Despite an injury to Warren in the first game, an Australian side with Ray Baartz, Les Scheinflug and Ron Corry ultimately drew 2-2 and won 3-1 respectively in the first two matches. The third game – a 3-1 win for Japan in Adelaide – marked both Japan’s first win against Australia and 23-year-old Japanese star Kunishige Kamamoto’s fourth goal in matches between the two sides; a record that would not be matched for the next 41 years. Kamamoto and Japan travelled to the Mexico Olympics later in the year and showed off their rapid football development with a bronze medal finish, drawing with Brazil and knocking out France along the way.

Japan and Australia were to meet again twice the following year for qualification for the 1970 FIFA World Cup, where a joint qualification round saw AFC and the Oceania Football Confederation (OFC) sides compete together. Japan failed to win any games in their group with Australia and Korea Republic, setting the tone with a 3-1 loss to Australia that ended with an own goal from Aritatsu Ogi.

The two countries had to wait until the 1990s before their next series of official matches, starting with Australia’s first invitation to a Kirin Cup tournament in 1994. Both nations were starting to gain real momentum in their football worlds; Japan had recently launched the J-League, and more of the current and future Australian national team were beginning to move from semi-professional National Soccer League in Australia to ply their trade in Europe. The increasing strength of Japan’s national team became evident across a series of games in the decade, with a mix of emerging and established players like Hidetoshi Nakata, Kazuyoshi Miura and Shoji Jo helping to guide Japan to the first of consecutive World Cups.

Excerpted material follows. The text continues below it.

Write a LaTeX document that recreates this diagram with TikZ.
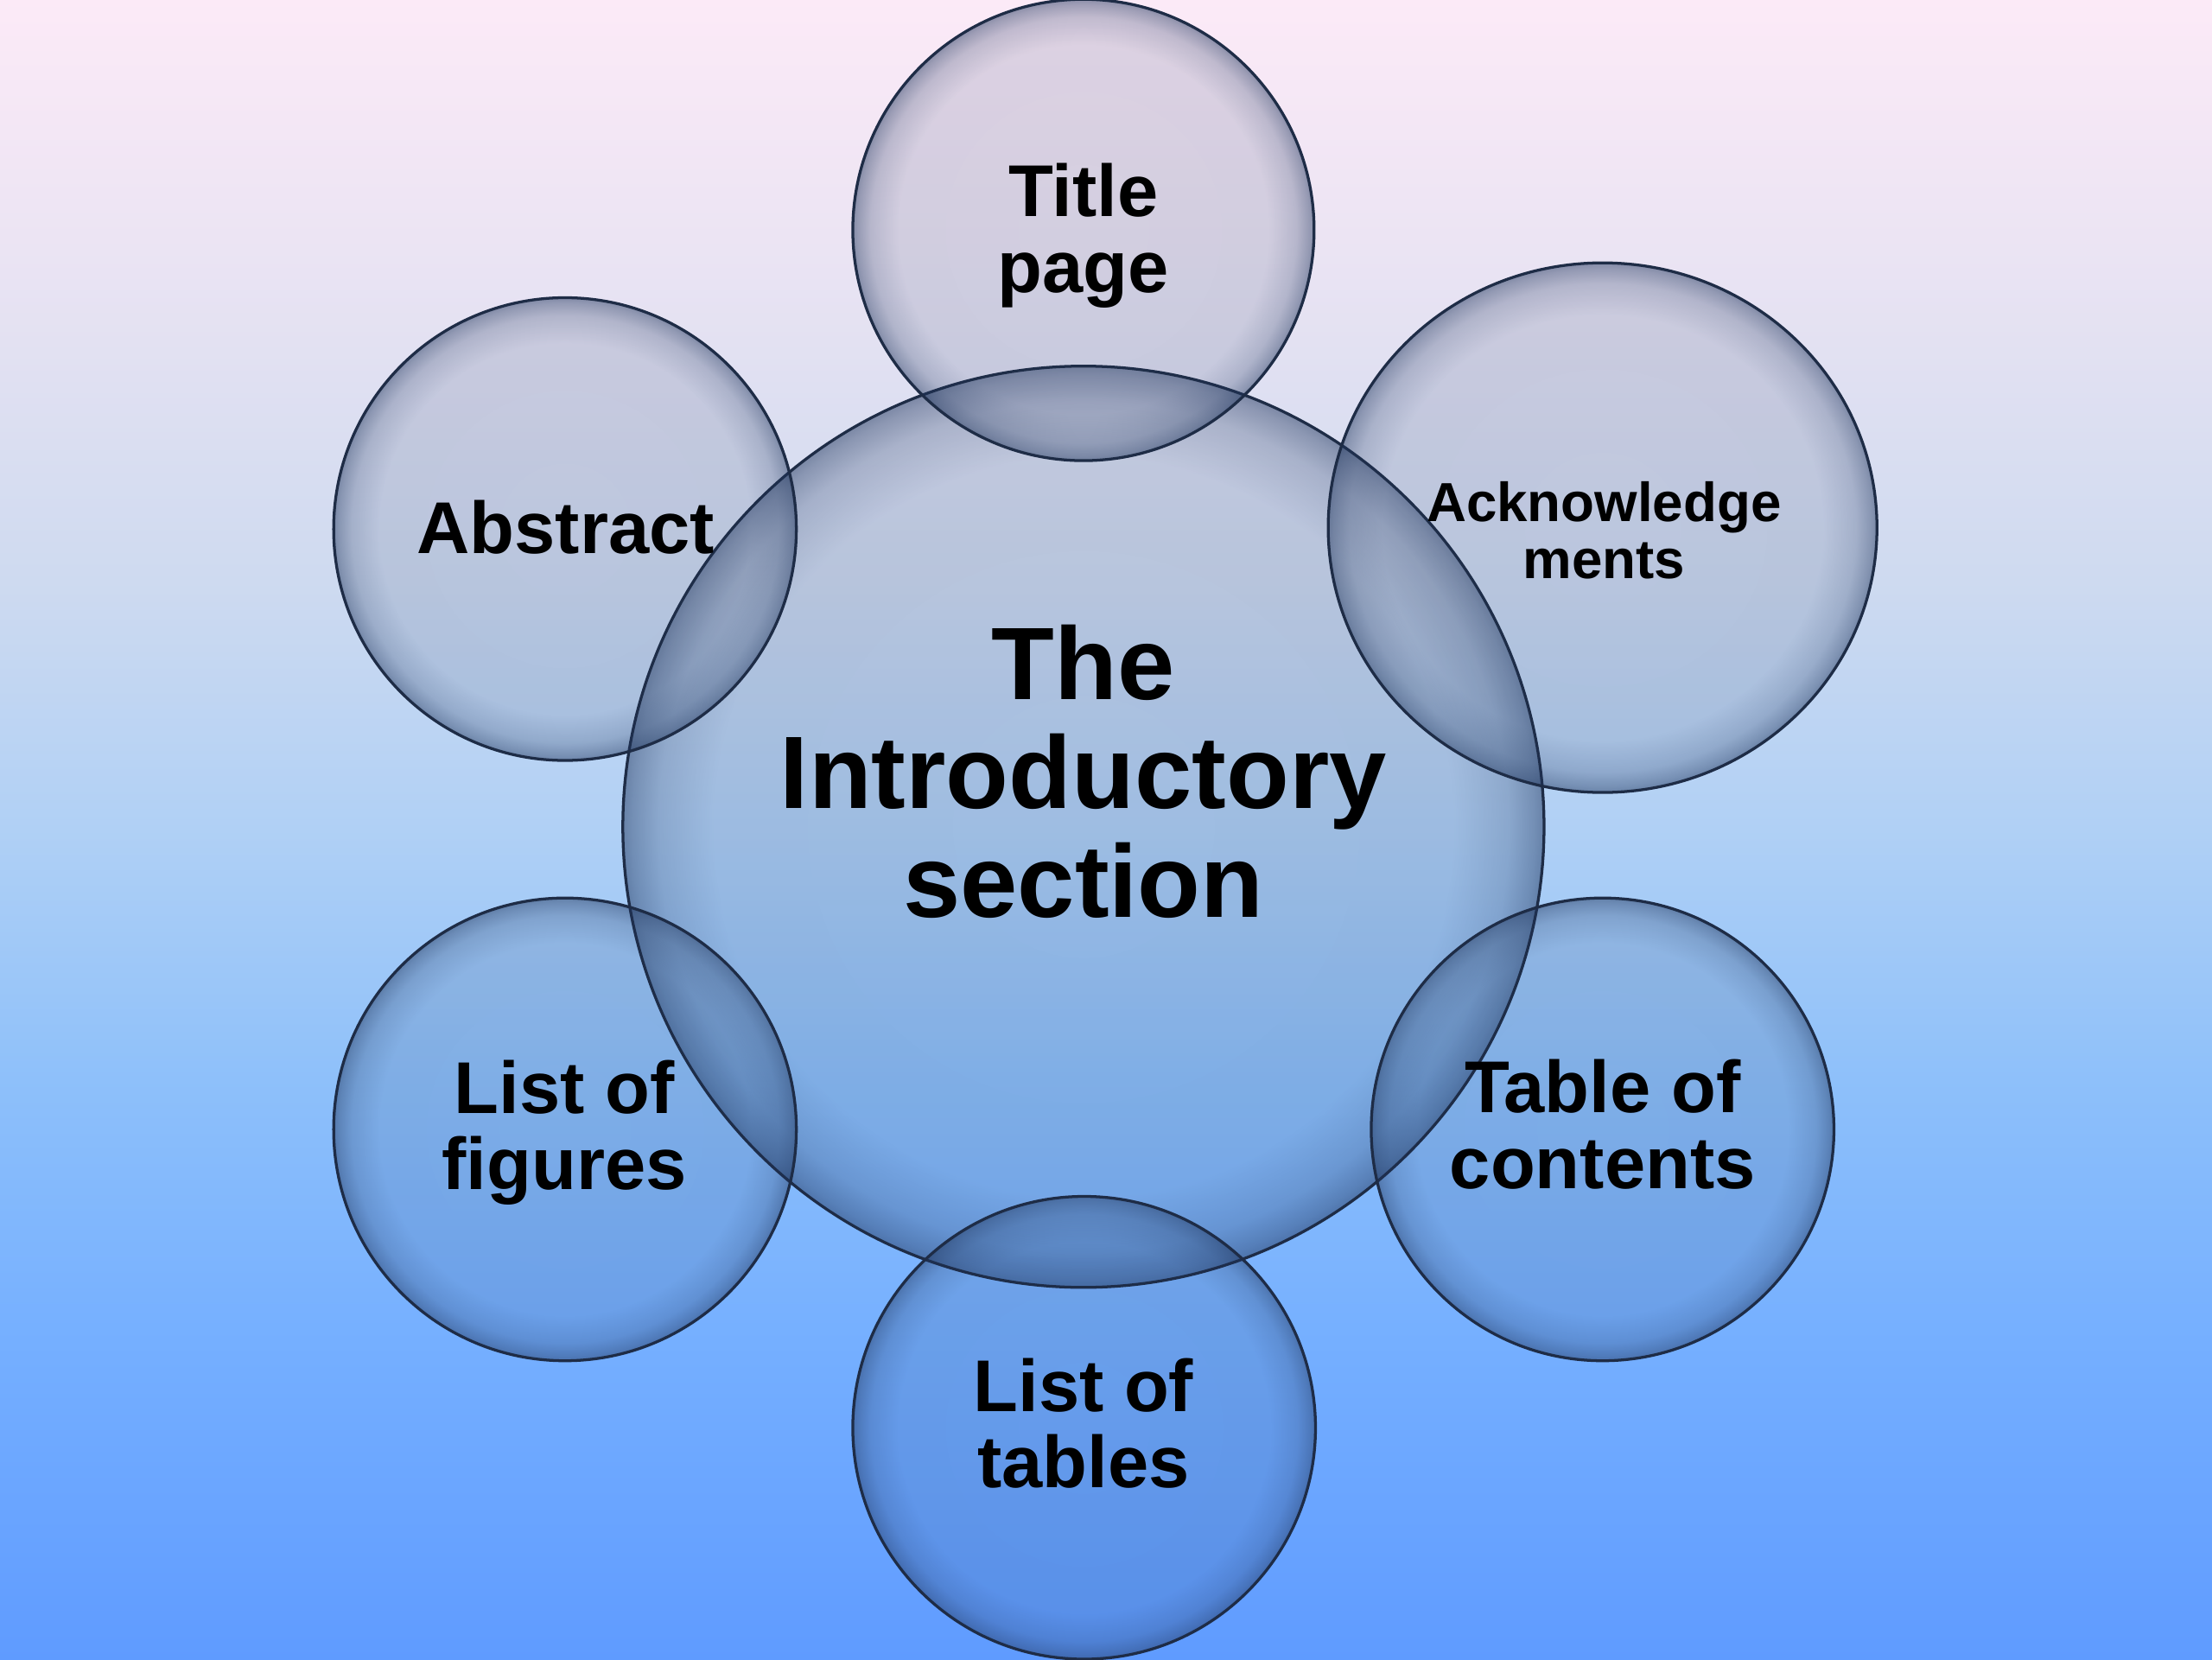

The first two games of the new century – a 2001 Confederations Cup encounter and an ill-fated attempt at starting an annual AFC-OFC Challenge Cup – proved that Japan, led then by Philippe Troussier, had become a class above an Australian side that had stumbled at the last stage of qualifying for the 1998 and 2002 World Cups. It was a sign that Australia needed to step up their development if they were to truly compete on the world stage.

Largely considered to be fielding their best generation of players in several decades, Australia qualified for the 2006 World Cup in Germany, their first since 1974. A long-awaited return to the international stage brought together an entire nation, introducing a large portion of the population to the sport for the very first time. In addition toa swarm of Australian fans at the game itself, over seven million people were glued to TV screens across the country to watch the Socceroos played their opening game in Kaiserslautern against Japan, who had become the dominant nation on their continent.

Despite some early half-chances by Australia – mostly through Middlesbrough striker Mark Viduka – Japan took the lead when a Shunsuke Nakamura cross evaded everybody to meet the back of the net within the first half hour. The Japanese fans rejoiced – for close to an hour, Samurai Blue looked ready to claim three points from their first game. Then, in the 84th minute, following a scramble from a long Lucas Neill throw-in, Tim Cahill found space to shoot past Yoshikatsu Kawaguchi for the equaliser, scoring Australia’s first ever goal in a World Cup final.

The horror became nightmare for Japan as Cahill again struck home for Australia in the 89th minute, this time just outside the penalty area. Their fate was sealed two minutes into additional time when John Aloisi ran with the ball between Yuichi Komano and Tsuneyasu Miyamoto and into the penalty area, scoring Australia’s third to secure the win.

Every Japanese and Australian fan remembers where they were when Cahill scored those two goals and the rivalry between the two friendly nations has continued building. The current New York Red Bulls man eventually met Kamamoto’s goalscoring record between the two sides, scoring his fourth in 2009 during a World Cup Qualifier. He could very well become the outright leader in Tuesday night’s friendly between the two nations in Osaka.

As Australia went on to join group winners Brazil in the Round of 16, Japan crashed out of the tournament without a win. Despite the long competitive history between the two countries, Germany 2006 was in many ways the start of what has now blossomed into one of the continent’s top rivalries.